WHAT NEEDS TO BE DONE: Write out the listing, please, but only from its first line through the line containing "Chart.register(...registerables);", exactly as given and without pictures.

--- MATERIAL PROVIDED ---

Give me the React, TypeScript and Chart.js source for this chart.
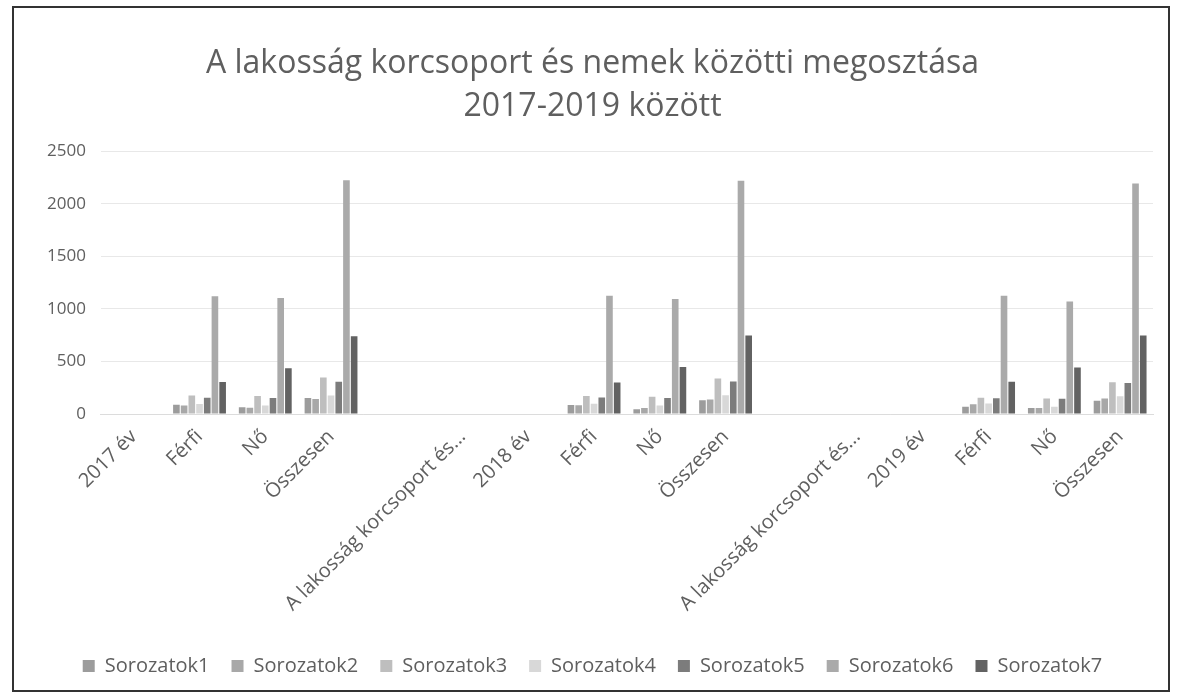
import React, { useEffect, useRef } from "react";
import { Chart, registerables } from "chart.js";

Chart.register(...registerables);

const categories = [
  "2017 év", "Férfi", "Nő", "Összesen", "", "A lakosság korcsoport és...",
  "2018 év", "Férfi", "Nő", "Összesen", "", "A lakosság korcsoport és...",
  "2019 év", "Férfi", "Nő", "Összesen",
];

const seriesNames = ["Sorozatok1", "Sorozatok2", "Sorozatok3", "Sorozatok4", "Sorozatok5", "Sorozatok6", "Sorozatok7"];

const s1 = [null, 89, 64, 153, null, null, null, 85, 45, 130, null, null, null, 69, 56, 125];
const s2 = [null, 82, 60, 142, null, null, null, 83, 56, 139, null, null, null, 92, 56, 148];
const s3 = [null, 175, 172, 347, null, null, null, 172, 165, 337, null, null, null, 155, 148, 303];
const s4 = [null, 95, 82, 177, null, null, null, 98, 80, 178, null, null, null, 100, 68, 168];
const s5 = [null, 155, 152, 307, null, null, null, 156, 153, 309, null, null, null, 150, 145, 295];
const s6 = [null, 1120, 1105, 2225, null, null, null, 1125, 1095, 2220, null, null, null, 1125, 1070, 2195];
const s7 = [null, 305, 436, 741, null, null, null, 300, 448, 748, null, null, null, 306, 442, 748];

const seriesValues = [s1, s2, s3, s4, s5, s6, s7];
const seriesColors = ["#9c9c9c", "#a8a8a8", "#bebebe", "#d8d8d8", "#7c7c7c", "#aaaaaa", "#626262"];

const yTicks = [0, 500, 1000, 1500, 2000, 2500];

const titleLines = ["A lakosság korcsoport és nemek közötti megosztása", "2017-2019 között"];

const FONT = "'Open Sans', sans-serif";
const TEXT = "#5f5f5f";

export default function App() {
  const ref = useRef<HTMLCanvasElement | null>(null);

  useEffect(() => {
    if (!ref.current) return;
    const chart = new Chart(ref.current, {
      type: "bar",
      data: {
        labels: categories,
        datasets: seriesNames.map((name, i) => ({
          label: name,
          data: seriesValues[i],
          backgroundColor: seriesColors[i],
          borderWidth: 0,
          categoryPercentage: 0.82,
          barPercentage: 0.86,
        })),
      },
      options: {
        animation: false,
        responsive: false,
        maintainAspectRatio: false,
        layout: { padding: { left: 18, right: 15, top: 14, bottom: 4 } },
        plugins: {
          title: {
            display: true,
            text: titleLines,
            color: TEXT,
            font: { family: FONT, size: 32, weight: "normal", lineHeight: 1.35 },
            padding: { top: 20, bottom: 23 },
          },
          legend: {
            position: "bottom",
            labels: {
              color: TEXT,
              font: { family: FONT, size: 20 },
              boxWidth: 12,
              boxHeight: 12,
              padding: 22,
            },
          },
          tooltip: { enabled: false },
        },
        scales: {
          x: {
            grid: { display: false },
            border: { color: "#dcdcdc" },
            afterFit: (axis: any) => {
              axis.height = 220;
            },
            ticks: {
              autoSkip: false,
              maxRotation: 45,
              minRotation: 45,
              color: TEXT,
              font: { family: FONT, size: 20 },
            },
          },
          y: {
            min: yTicks[0],
            max: yTicks[yTicks.length - 1],
            afterBuildTicks: (axis: any) => {
              axis.ticks = yTicks.map((v) => ({ value: v }));
            },
            grid: { color: "#e8e8e8", drawTicks: false },
            border: { display: false },
            ticks: {
              color: TEXT,
              font: { family: FONT, size: 17 },
              padding: 15,
              callback: (v: any) => String(v),
            },
          },
        },
      },
    });
    return () => chart.destroy();
  }, []);

  return (
    <div
      style={{
        position: "absolute",
        left: 12,
        top: 6,
        width: 1158,
        height: 686,
        border: "2px solid #333",
        boxSizing: "border-box",
        background: "#fff",
      }}
    >
      <canvas ref={ref} width={1154} height={682} style={{ display: "block" }} />
    </div>
  );
}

---

ANSWER TO THIS PROBLEM:
Give me the React, TypeScript and Chart.js source for this chart.
import React, { useEffect, useRef } from "react";
import { Chart, registerables } from "chart.js";

Chart.register(...registerables);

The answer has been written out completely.